Владимир ВИННИКОВ. В начале 30-х годов прошлого века в отечественной культуре, включая литературу, произошёл важный перелом, последствия которого во многом сказываются и поныне. Речь идёт о почти полной национализации коммуникативных каналов советского общества. Далеко не все авторы сумели без потерь пережить эту ситуацию, а многие — даже просто её пережить, хотя для некоторых эти новые условия оказались идеальными. Можно ли сказать, что Леонид Леонов — как и Михаил Шолохов — относится к тому типу художников, которые в каком-то смысле оказались больше своей эпохи, а потому не столько им пришлось изменять себя под "канал имени Сталина", сколько параметры этого канала менялись под их формат? Насколько это обстоятельство было включено в ту "огромную игру", которую Леонид Максимович, по вашему утверждению, вёл в 30-е—50-е годы с "отцом народов"? Какие культурные и общественные силы он представлял?

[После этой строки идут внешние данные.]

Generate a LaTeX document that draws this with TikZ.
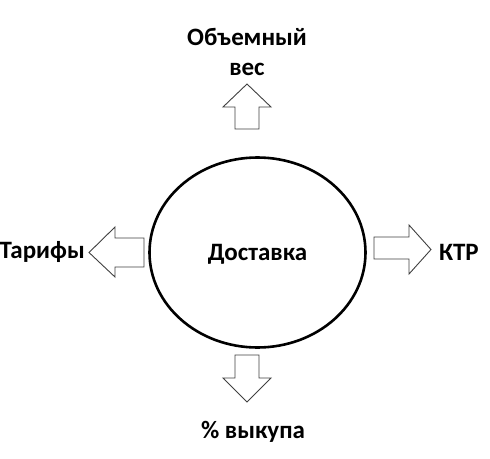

Что, на ваш взгляд, заставляло товарища Сталина не просто мириться с существованием писателя Леонова, но и воспринимать его всерьёз?
Захар ПРИЛЕПИН.
Сталин, думаю, осознавал масштаб — и Леонова, и Шолохова, и Булгакова, и Пастернака, и Алексея Толстого. Он, при всём своём интуитивном чутье на вес и значение литератора, мог не понимать технически каких-то вещей — именно поэтому советовался с Пастернаком о Мандельштаме, именно поэтому пропустил гений Павла Васильева, и вся эта история с Васильевым закончилась ужасно, но… В случае с Леоновым Сталин предпочёл довериться даже не мнению Горького (Горький прямо сказал Сталину, что Леонов вправе отвечать за всю русскую литературу, в каком-то смысле назначил его своим преемником) — а, опять же, интуитивному ощущению огромности леоновского потенциала.Ведь Леонов в 30-е годы работал так, как никогда потом. В 20-е у него был практически вертикальный взлёт: горсть гениальных рассказов, несколько великолепных повестей — тоже, кстати, едва прочитанных, многообещающие, хотя ещё сыроватые "Барсуки", потом "Вор" и следом, уже с перехлёстом куда-то в стратосферу, "Соть", менее удачный, но с блистательными кусками "Скутаревский" и — вершина! — "Дорога на Океан".
Сталин все романы Леонова 30-х годов читал и прекрасно осознавал, как всё это масштабно выглядит на фоне иных поделок. Масштаб он ценил. На леоновские заковыки внимания не обращал, мог элементарно просто не заметить, что у Леонова все большевики бесплодны — у них детей нет! Или что в "Соти" — на великой стройке — первой жертвой был маленький ребёнок, девочка. Платонову, правда, Сталин таких шуток не простил. Но Платонов наглядно юродствовал. А Леонов — он таким серьёзным казался, таким убедительным, таким суровым, таким тяжёлым. Соразмерным эпохе и задачам. А мрачный его, без улыбки, юмор — у Сталина был такой же мрачный, без улыбки, юмор.
Рискну сказать так: в Леонове была некая даже не бесчеловечность, а внечеловечность. С самого начала. Сталин, опять же не отдавая себе в этом отчёт, на уровне сугубо интуитивном, искал себе оправдания в мире дохристианском. Леонов во многом, конечно, оттуда. По Леонову — Христос пришёл, но не справился. Сталин в такие подробности не вдавался, но что-то чувствовать мог.
Сталин жил в мире слащавых славословий просто за неимением другого. Он предпочёл бы, наверное, что-то из мира ацтеков, инков — или то, что нам Мэл Гибсон изобразил в картине "Апокалипсис". У Леонова описание сталинской Москвы 30-х годов тоже всё время норовит превратиться из булгаковского театра и цирка в умопомрачающий гигантизм.
Сталин не хотел, чтоб было смешно. Он хотел, чтоб было огромно и страшно. Чтоб всё было больше человека, больше человеческого. Вот как у Леонова.